25. The method of claim 1 wherein the cut spans multiple basic blocks of the program description.

26. The method of claim 1 wherein the program fragment is chosen based on power and area consumption.

27. The method of claim 1 wherein the program fragment includes assembly code.

28. The method of claim 27 wherein the assembly code is translated into SMT form.

29. The method of claim 28 further comprising analyzing the SMT form using formal methods.

30-31. (canceled)

32. A computer program product embodied in a non-transitory computer readable medium for coding implementation, the computer program product comprising:

code for obtaining a program description in a high level language;

code for obtaining an intrinsic library of modules;

code for determining a cut through the program description;

code for matching a program fragment within the cut through the program description with a module in the intrinsic library; and

code for replacing the program fragment with the module from the intrinsic library to produce an updated program description.

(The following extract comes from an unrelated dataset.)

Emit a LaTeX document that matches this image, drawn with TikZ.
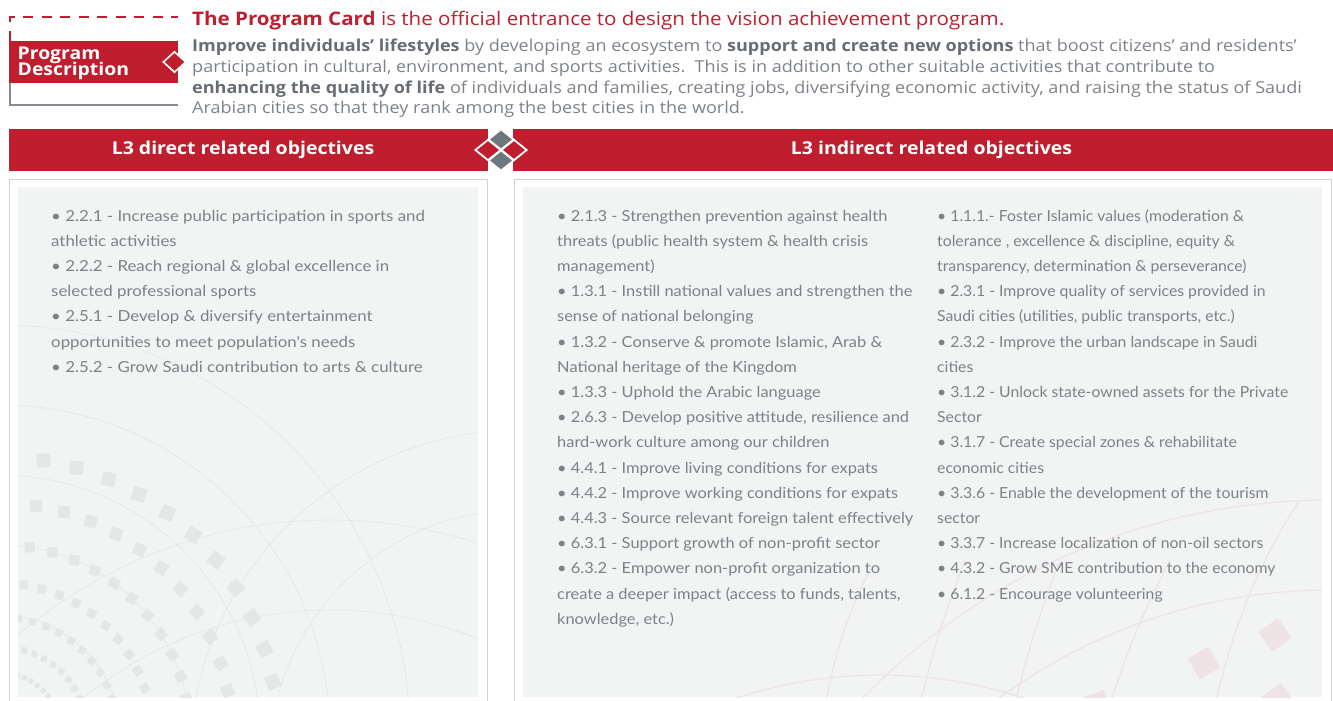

33. A computer system for coding implementation comprising:

a memory which stores instructions;

one or more processors coupled to the memory wherein the one or more

processors, when executing the instructions which are stored, are configured to:

obtain a program description in a high level language;

obtain an intrinsic library of modules;

determine a cut through the program description;

match a program fragment within the cut through the program description with a module in the intrinsic library; and

replace the program fragment with the module from the intrinsic library to produce an updated program description.